RECORDED INFORMATION.

— start —

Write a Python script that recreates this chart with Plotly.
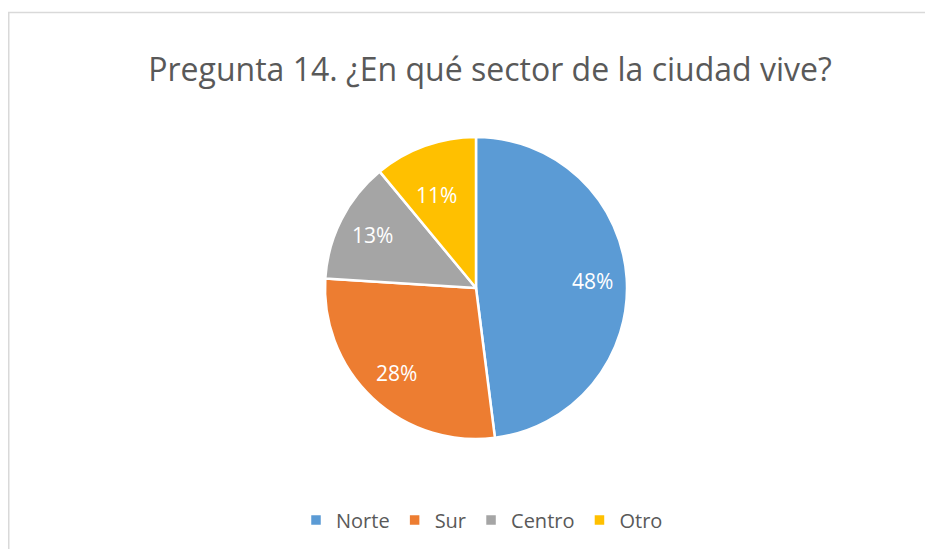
import numpy as np
import plotly.graph_objects as go

# Datos
sectores = ["Norte", "Sur", "Centro", "Otro"]
porcentajes = [48, 28, 13, 11]
colores = ["#5B9BD5", "#ED7D31", "#A5A5A5", "#FFC000"]

W, H = 933, 549
# page body has an 8px margin, so coordinates below are shifted by -8
cx, cy, r = 468, 280, 151

fig = go.Figure()

fig.add_trace(go.Pie(
    labels=sectores,
    values=porcentajes,
    marker=dict(colors=colores, line=dict(color="white", width=2.5)),
    sort=False,
    direction="clockwise",
    rotation=0,
    textinfo="none",
    domain=dict(x=[(cx - r) / W, (cx + r) / W], y=[1 - (cy + r) / H, 1 - (cy - r) / H]),
    hoverinfo="label+percent",
))

# excel style "best fit" labels, placed at ~0.77 of the radius on the slice midline
total = sum(porcentajes)
acum = np.cumsum([0] + porcentajes[:-1])
for v, a in zip(porcentajes, acum):
    ang = 2 * np.pi * (a + v / 2) / total
    px = cx + 0.77 * r * np.sin(ang)
    py = cy - 0.77 * r * np.cos(ang)
    fig.add_annotation(x=px / W, y=1 - py / H, xref="paper", yref="paper",
                       text=f"{v / total:.0%}", showarrow=False,
                       font=dict(family="Open Sans", size=21, color="white"))

# chart border (light gray, like excel)
fig.add_shape(type="rect", xref="paper", yref="paper",
              x0=0.75 / W, x1=1.2, y0=-0.2, y1=1 - 4.5 / H,
              line=dict(color="#D9D9D9", width=1.5), fillcolor="rgba(0,0,0,0)")

fig.update_layout(
    width=W,
    height=H,
    margin=dict(l=0, r=0, t=0, b=0),
    paper_bgcolor="white",
    plot_bgcolor="white",
    title=dict(
        text="Pregunta 14. ¿En qué sector de la ciudad vive?",
        x=482 / W, xanchor="center",
        y=1 - 62 / H, yanchor="middle",
        font=dict(family="Open Sans", size=32, color="#595959"),
    ),
    legend=dict(
        orientation="h",
        x=474 / W, xanchor="center",
        y=1 - 512 / H, yanchor="middle",
        font=dict(family="Open Sans", size=20, color="#595959"),
        itemwidth=30,
    ),
)

fig.write_html("out.html")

— end —

AIM OF THE EXERCISE.
Repeat the listing in full and exactly. Do not include any images.

RESPONSE FOR THIS EXERCISE.
Write a Python script that recreates this chart with Plotly.
import numpy as np
import plotly.graph_objects as go

# Datos
sectores = ["Norte", "Sur", "Centro", "Otro"]
porcentajes = [48, 28, 13, 11]
colores = ["#5B9BD5", "#ED7D31", "#A5A5A5", "#FFC000"]

W, H = 933, 549
# page body has an 8px margin, so coordinates below are shifted by -8
cx, cy, r = 468, 280, 151

fig = go.Figure()

fig.add_trace(go.Pie(
    labels=sectores,
    values=porcentajes,
    marker=dict(colors=colores, line=dict(color="white", width=2.5)),
    sort=False,
    direction="clockwise",
    rotation=0,
    textinfo="none",
    domain=dict(x=[(cx - r) / W, (cx + r) / W], y=[1 - (cy + r) / H, 1 - (cy - r) / H]),
    hoverinfo="label+percent",
))

# excel style "best fit" labels, placed at ~0.77 of the radius on the slice midline
total = sum(porcentajes)
acum = np.cumsum([0] + porcentajes[:-1])
for v, a in zip(porcentajes, acum):
    ang = 2 * np.pi * (a + v / 2) / total
    px = cx + 0.77 * r * np.sin(ang)
    py = cy - 0.77 * r * np.cos(ang)
    fig.add_annotation(x=px / W, y=1 - py / H, xref="paper", yref="paper",
                       text=f"{v / total:.0%}", showarrow=False,
                       font=dict(family="Open Sans", size=21, color="white"))

# chart border (light gray, like excel)
fig.add_shape(type="rect", xref="paper", yref="paper",
              x0=0.75 / W, x1=1.2, y0=-0.2, y1=1 - 4.5 / H,
              line=dict(color="#D9D9D9", width=1.5), fillcolor="rgba(0,0,0,0)")

fig.update_layout(
    width=W,
    height=H,
    margin=dict(l=0, r=0, t=0, b=0),
    paper_bgcolor="white",
    plot_bgcolor="white",
    title=dict(
        text="Pregunta 14. ¿En qué sector de la ciudad vive?",
        x=482 / W, xanchor="center",
        y=1 - 62 / H, yanchor="middle",
        font=dict(family="Open Sans", size=32, color="#595959"),
    ),
    legend=dict(
        orientation="h",
        x=474 / W, xanchor="center",
        y=1 - 512 / H, yanchor="middle",
        font=dict(family="Open Sans", size=20, color="#595959"),
        itemwidth=30,
    ),
)

fig.write_html("out.html")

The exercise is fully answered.